Even the sordid details of the Bonds' indictment have a decidedly Mafia feel. There's Bonds' scorned goomah, Kimberly Bell, who testified that she had heard him talk about steroids, had seen him go into a room to inject them and seen the resulting acne on his back. Bonds had once promised to build her a house in Arizona, but ultimately, according to her interviews in the 2006 book Game of Shadows, put her up against a wall with his hand to her throat in an act of steroid-induced rage — a scene eerily reminiscent of when Tony strangled the life out of his Mercedes-selling girlfriend Gloria Trillo. Then there's Greg Anderson, Bonds' childhood friend and former trainer, who refused to testify about the intimate details of Bonds' training regimen and has rotted in a jail cell for over three years, charged with contempt for refusing to roll over on his boss. Tony once lamented that "guys today have no room for the penal experience," but Anderson chose to pay an incredibly high price to respect the code of silence of Bonds' inner-circle. Anderson was released from jail when the indictment came down, but the government is again threatening him with more time should he continue his silence. There's been some speculation that the mysterious "new evidence" that finally led to the indictment may have been Anderson turning government informant, like Sal "Big Pussy" Bonpensiero, Adriana La Cerva and countless other Soprano family associates who talked to the Feds to save them themselves from prison.

If indeed these two men are so similar, then a logical, broader question follows: why does America love Tony Soprano and hate Barry Bonds? It's a complicated issue. A recent ESPN/Seton Hall poll found large racial discrepancies in public attitudes towards the Bonds case. When asked if they thought the government's probe against Bonds' past abuses was unfair, 54.5 percent of blacks responded that it was, compared to only 25.7 percent of whites. Race may play a role in determining whether we see these men as antiheros or antagonists, but it doesn't tell the whole story. While Tony exists in the safe world of fiction, Bonds is trapped in the vicious cycle of our celebrity-obsessed culture that deifies the rich and famous only to tear them down when they falter.

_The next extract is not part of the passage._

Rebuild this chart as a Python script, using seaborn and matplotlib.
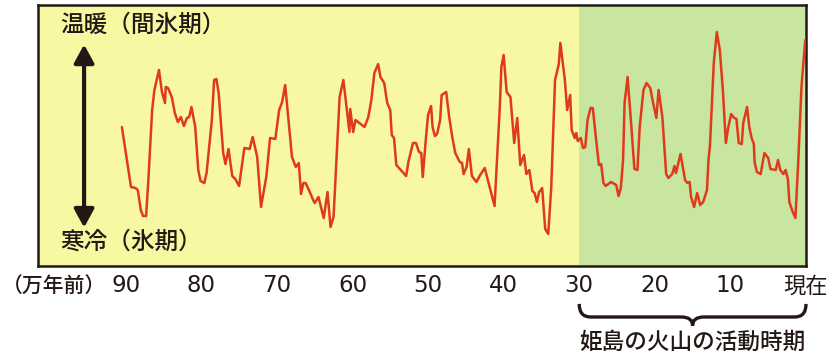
import matplotlib
matplotlib.use("Agg")
import matplotlib.pyplot as plt
import matplotlib.transforms as mtransforms
from matplotlib.path import Path
from matplotlib.patches import PathPatch
import seaborn as sns

# age in 10,000 years before present, relative climate index (higher = warmer)
ages = [90.5, 90.1, 89.3, 88.7, 88.4, 88.0, 87.7, 87.3, 87.0, 86.5, 86.2, 85.6, 85.2, 84.8, 84.7, 84.4,
        83.9, 83.5, 83.1, 82.7, 82.3, 81.9, 81.6, 81.3, 80.8, 80.4, 80.1, 79.6, 79.3, 78.6, 78.3,
        78.0, 77.7, 77.1, 76.8, 76.4, 75.9, 75.5, 75.0, 74.3, 73.6, 73.2, 72.6, 72.1, 71.4, 70.9, 70.2,
        69.7, 69.3, 68.9, 68.0, 67.5, 67.1, 66.8, 66.5, 66.2, 65.7, 65.2,
        65.0, 64.5, 63.8, 63.3, 62.9, 62.5, 62.1, 61.7, 61.2, 60.7, 60.4, 60.3, 59.9, 59.6, 58.4, 57.9,
        57.5, 57.1, 56.6, 56.3, 55.8, 55.4, 55.0, 54.8, 54.5, 54.2, 52.9, 52.6,
        52.0, 51.6, 51.2, 50.9, 50.7, 50.3, 50.0, 49.6, 49.4, 49.1, 48.8, 48.4, 48.2, 47.6, 47.2, 46.8,
        46.4, 45.8, 45.5, 45.3, 44.9, 44.6, 44.2, 43.6, 43.1, 42.5, 41.2, 40.5, 40.3, 40.0, 39.6,
        39.1, 38.7, 38.6, 38.2, 37.8, 37.3, 37.0, 36.6, 36.2, 35.9, 35.6, 35.3, 34.9, 34.5, 34.1, 33.7,
        33.2, 32.7, 32.5, 31.9, 31.6, 31.2, 31.0, 30.6, 30.4, 30.2, 29.8, 29.5, 29.2, 28.9, 28.5, 28.2,
        27.9, 27.4, 27.1, 26.8, 26.5,
        25.8, 25.1, 24.8, 24.5, 24.2, 24.0, 23.6, 23.1, 22.7, 22.3, 22.0, 21.5, 21.1, 20.6, 20.3, 19.8,
        19.5, 19.0, 18.5, 18.2, 17.7, 17.4, 17.2, 16.6, 16.0, 15.7, 15.4, 15.2, 14.8, 14.4, 14.0, 13.6,
        13.1, 12.9, 12.7, 12.2, 11.8, 11.4, 11.0, 10.8, 10.6, 10.3, 9.9, 9.5, 9.2, 8.9, 8.5, 8.3,
        7.8, 7.5, 7.2, 6.9, 6.8, 6.5, 6.0, 5.5, 5.0, 4.7, 4.0, 3.7, 3.4, 3.0, 2.7, 2.4,
        2.2, 1.8, 1.4, 1.0, 0.6, 0.1, -0.2]
climate = [139, 119, 79, 78, 76, 56, 50, 50, 86, 156, 176, 196, 174, 163, 179, 178,
           169, 153, 144, 149, 140, 148, 149, 159, 139, 96, 85, 83, 93, 146, 186,
           187, 173, 113, 102, 117, 90, 87, 80, 118, 117, 129, 109, 59, 89, 128, 127,
           156, 164, 181, 109, 99, 103, 72, 83, 83, 75, 66,
           63, 69, 48, 74, 39, 49, 109, 169, 186, 153, 134, 157, 134, 146, 139, 149,
           166, 193, 202, 189, 183, 163, 156, 131, 128, 101, 90, 104,
           123, 123, 114, 113, 89, 126, 151, 160, 139, 130, 132, 146, 171, 174, 149, 129,
           113, 104, 103, 92, 99, 117, 90, 84, 91, 98, 60, 160, 199, 211, 174,
           169, 133, 123, 148, 101, 111, 92, 96, 75, 73, 64, 74, 78, 37, 32, 79,
           186, 202, 223, 186, 156, 171, 136, 128, 133, 125, 128, 118, 119, 146, 158, 158,
           136, 101, 102, 83, 80,
           84, 81, 70, 78, 106, 163, 189, 139, 97, 96, 139, 176, 183, 178, 166, 148,
           176, 149, 92, 88, 92, 100, 93, 112, 86, 83, 84, 69, 59, 73, 61, 64,
           76, 106, 121, 203, 234, 216, 176, 149, 123, 138, 152, 148, 147, 123, 122, 143,
           159, 139, 128, 122, 104, 94, 92, 113, 108, 97, 96, 106, 96, 92, 96, 87,
           64, 55, 48, 109, 179, 226, 218]

tick_ages = [90, 80, 70, 60, 50, 40, 30, 20, 10, 0]
tick_labels = ["90", "80", "70", "60", "50", "40", "30", "20", "10", "現在"]
volcano_start = 30
volcano_end = 0

sns.set_style("white")
plt.rcParams['font.family'] = ['DejaVu Sans', 'Noto Sans CJK JP']
jp = ['Noto Sans CJK JP', 'DejaVu Sans']

dark = '#231815'
fig = plt.figure(figsize=(8.38, 3.59), dpi=100)
ax = fig.add_axes([38 / 838, 1 - 266 / 359, 768 / 838, 261.5 / 359])
ax.set_facecolor('#F9F8A2')
ax.axvspan(volcano_start, volcano_end, color='#C9E6A1', lw=0, zorder=0)

sns.lineplot(x=ages, y=climate, ax=ax, sort=False, estimator=None,
             color='#E03A1C', lw=1.8, zorder=3)

ax.set_xlim(101.6, 0)
ax.set_ylim(0, 261.5)
ax.set_yticks([])
ax.set_xticks(tick_ages)
ax.set_xticklabels(tick_labels)
ax.tick_params(axis='x', direction='in', length=6, width=1.0, color=dark,
               labelsize=16.5, labelcolor=dark, pad=6)
ax.get_xticklabels()[-1].set_fontfamily(jp)
ax.get_xticklabels()[-1].set_fontsize(16)
ax.set_xlabel('')
ax.set_ylabel('')
for sp in ax.spines.values():
    sp.set_visible(True)
    sp.set_color(dark)
    sp.set_linewidth(1.8)

# unit label left of the first tick
fig.text(0.002, 1 - 287 / 359, '（万年前）', ha='left', va='center',
         fontsize=15, color=dark, family=jp, fontweight='medium')

ax.text(0.029, 0.922, '温暖（間氷期）', transform=ax.transAxes, ha='left', va='center',
        fontsize=17, color=dark, family=jp, fontweight='medium')
ax.text(0.029, 0.092, '寒冷（氷期）', transform=ax.transAxes, ha='left', va='center',
        fontsize=17, color=dark, family=jp, fontweight='medium')
ax.annotate('', xy=(0.06, 0.847), xytext=(0.06, 0.147), xycoords='axes fraction',
            arrowprops=dict(arrowstyle='<|-|>,head_length=0.55,head_width=0.3',
                            mutation_scale=20, lw=3.0, color=dark, shrinkA=0, shrinkB=0))

# brace under the volcanic period
trans = mtransforms.blended_transform_factory(ax.transData, ax.transAxes)
mid = (volcano_start + volcano_end) / 2
y0, y1, y2 = -0.145, -0.195, -0.228
verts = [(volcano_start, y0), (volcano_start, y1), (volcano_start - 1.5, y1),
         (mid + 1.5, y1), (mid, y1), (mid, y2),
         (mid, y1), (mid - 1.5, y1),
         (volcano_end + 1.5, y1), (volcano_end, y1), (volcano_end, y0)]
codes = [Path.MOVETO, Path.CURVE3, Path.CURVE3,
         Path.LINETO, Path.CURVE3, Path.CURVE3,
         Path.CURVE3, Path.CURVE3,
         Path.LINETO, Path.CURVE3, Path.CURVE3]
ax.add_patch(PathPatch(Path(verts, codes), transform=trans, fill=False,
                       lw=2.4, edgecolor=dark, clip_on=False))
ax.text(mid, -0.291, '姫島の火山の活動時期', transform=trans, ha='center', va='center',
        fontsize=16.3, color=dark, family=jp, fontweight='medium')

fig.savefig('out.png', dpi=100)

We can relate to Tony as a suburban family man straddling two worlds — who walks outside in his bathrobe to get the paper every morning, works the grill at barbeques, and struggles with depression — in a way that we just can't to Bonds, who has no writers scripting his words and actions, and seems to hit all the wrong notes in his appeals for sympathy. He may be deserving of the public's scorn, but Bonds shouldn't be facing 30 years in prison for lying about taking steroids — that would have been a fate far more fitting for our good friend Tony.